## Given exercise
Only the lines from the first one through the line with "const y = d3.scaleLinear().domain([-20, 25]).range([232, 54]);" should be printed, exactly as they appear.

## Source excerpt
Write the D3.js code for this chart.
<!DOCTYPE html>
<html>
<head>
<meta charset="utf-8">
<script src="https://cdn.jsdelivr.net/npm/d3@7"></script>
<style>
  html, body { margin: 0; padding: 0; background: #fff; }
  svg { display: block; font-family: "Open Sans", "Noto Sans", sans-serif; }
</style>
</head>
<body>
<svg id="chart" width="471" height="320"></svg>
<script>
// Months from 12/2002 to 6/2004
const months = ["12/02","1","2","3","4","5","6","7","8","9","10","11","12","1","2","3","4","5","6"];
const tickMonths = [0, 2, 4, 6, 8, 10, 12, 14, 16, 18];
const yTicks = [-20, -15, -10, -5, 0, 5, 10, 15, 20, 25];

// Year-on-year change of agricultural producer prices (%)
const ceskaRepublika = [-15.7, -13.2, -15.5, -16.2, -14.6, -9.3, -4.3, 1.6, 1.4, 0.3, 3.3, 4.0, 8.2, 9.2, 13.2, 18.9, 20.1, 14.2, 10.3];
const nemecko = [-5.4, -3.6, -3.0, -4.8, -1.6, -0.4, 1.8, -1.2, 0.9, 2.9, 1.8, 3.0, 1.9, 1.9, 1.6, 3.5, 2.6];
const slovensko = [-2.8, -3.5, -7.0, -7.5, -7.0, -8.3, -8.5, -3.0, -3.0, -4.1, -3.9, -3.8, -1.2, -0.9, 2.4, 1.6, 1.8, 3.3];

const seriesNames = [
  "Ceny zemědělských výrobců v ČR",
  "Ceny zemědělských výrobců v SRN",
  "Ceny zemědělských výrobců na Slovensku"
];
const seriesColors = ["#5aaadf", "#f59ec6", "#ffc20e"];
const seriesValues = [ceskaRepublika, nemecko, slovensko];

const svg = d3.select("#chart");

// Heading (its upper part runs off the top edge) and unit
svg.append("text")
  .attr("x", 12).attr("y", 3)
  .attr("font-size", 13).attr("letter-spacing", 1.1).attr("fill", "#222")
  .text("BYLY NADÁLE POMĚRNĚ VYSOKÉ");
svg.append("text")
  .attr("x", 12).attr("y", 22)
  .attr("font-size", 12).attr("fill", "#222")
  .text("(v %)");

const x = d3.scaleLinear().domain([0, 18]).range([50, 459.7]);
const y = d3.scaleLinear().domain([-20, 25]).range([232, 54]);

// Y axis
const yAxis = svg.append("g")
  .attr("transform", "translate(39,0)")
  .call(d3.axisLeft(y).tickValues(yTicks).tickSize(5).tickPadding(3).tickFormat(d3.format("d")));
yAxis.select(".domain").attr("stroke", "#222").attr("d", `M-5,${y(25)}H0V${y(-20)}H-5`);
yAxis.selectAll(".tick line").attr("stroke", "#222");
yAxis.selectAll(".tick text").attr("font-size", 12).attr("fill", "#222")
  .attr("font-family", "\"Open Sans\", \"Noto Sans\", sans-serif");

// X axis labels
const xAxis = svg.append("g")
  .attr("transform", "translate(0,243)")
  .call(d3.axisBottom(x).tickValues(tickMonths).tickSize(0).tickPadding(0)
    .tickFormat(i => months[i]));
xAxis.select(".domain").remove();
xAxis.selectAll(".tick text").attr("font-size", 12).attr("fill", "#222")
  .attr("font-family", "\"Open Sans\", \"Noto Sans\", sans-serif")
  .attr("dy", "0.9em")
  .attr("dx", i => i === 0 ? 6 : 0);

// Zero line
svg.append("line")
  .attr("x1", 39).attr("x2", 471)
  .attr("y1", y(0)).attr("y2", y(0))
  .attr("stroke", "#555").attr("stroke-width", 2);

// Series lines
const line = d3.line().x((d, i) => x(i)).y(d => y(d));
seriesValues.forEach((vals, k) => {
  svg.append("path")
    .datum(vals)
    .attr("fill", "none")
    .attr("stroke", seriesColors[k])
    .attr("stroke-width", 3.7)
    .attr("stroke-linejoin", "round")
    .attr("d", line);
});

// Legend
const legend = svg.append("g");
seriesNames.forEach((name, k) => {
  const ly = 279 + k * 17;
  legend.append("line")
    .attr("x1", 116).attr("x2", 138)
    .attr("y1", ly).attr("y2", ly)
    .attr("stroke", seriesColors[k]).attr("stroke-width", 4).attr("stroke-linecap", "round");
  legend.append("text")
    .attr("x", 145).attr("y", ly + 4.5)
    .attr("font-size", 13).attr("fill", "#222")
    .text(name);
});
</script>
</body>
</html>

## Completed task
Write the D3.js code for this chart.
<!DOCTYPE html>
<html>
<head>
<meta charset="utf-8">
<script src="https://cdn.jsdelivr.net/npm/d3@7"></script>
<style>
  html, body { margin: 0; padding: 0; background: #fff; }
  svg { display: block; font-family: "Open Sans", "Noto Sans", sans-serif; }
</style>
</head>
<body>
<svg id="chart" width="471" height="320"></svg>
<script>
// Months from 12/2002 to 6/2004
const months = ["12/02","1","2","3","4","5","6","7","8","9","10","11","12","1","2","3","4","5","6"];
const tickMonths = [0, 2, 4, 6, 8, 10, 12, 14, 16, 18];
const yTicks = [-20, -15, -10, -5, 0, 5, 10, 15, 20, 25];

// Year-on-year change of agricultural producer prices (%)
const ceskaRepublika = [-15.7, -13.2, -15.5, -16.2, -14.6, -9.3, -4.3, 1.6, 1.4, 0.3, 3.3, 4.0, 8.2, 9.2, 13.2, 18.9, 20.1, 14.2, 10.3];
const nemecko = [-5.4, -3.6, -3.0, -4.8, -1.6, -0.4, 1.8, -1.2, 0.9, 2.9, 1.8, 3.0, 1.9, 1.9, 1.6, 3.5, 2.6];
const slovensko = [-2.8, -3.5, -7.0, -7.5, -7.0, -8.3, -8.5, -3.0, -3.0, -4.1, -3.9, -3.8, -1.2, -0.9, 2.4, 1.6, 1.8, 3.3];

const seriesNames = [
  "Ceny zemědělských výrobců v ČR",
  "Ceny zemědělských výrobců v SRN",
  "Ceny zemědělských výrobců na Slovensku"
];
const seriesColors = ["#5aaadf", "#f59ec6", "#ffc20e"];
const seriesValues = [ceskaRepublika, nemecko, slovensko];

const svg = d3.select("#chart");

// Heading (its upper part runs off the top edge) and unit
svg.append("text")
  .attr("x", 12).attr("y", 3)
  .attr("font-size", 13).attr("letter-spacing", 1.1).attr("fill", "#222")
  .text("BYLY NADÁLE POMĚRNĚ VYSOKÉ");
svg.append("text")
  .attr("x", 12).attr("y", 22)
  .attr("font-size", 12).attr("fill", "#222")
  .text("(v %)");

const x = d3.scaleLinear().domain([0, 18]).range([50, 459.7]);
const y = d3.scaleLinear().domain([-20, 25]).range([232, 54]);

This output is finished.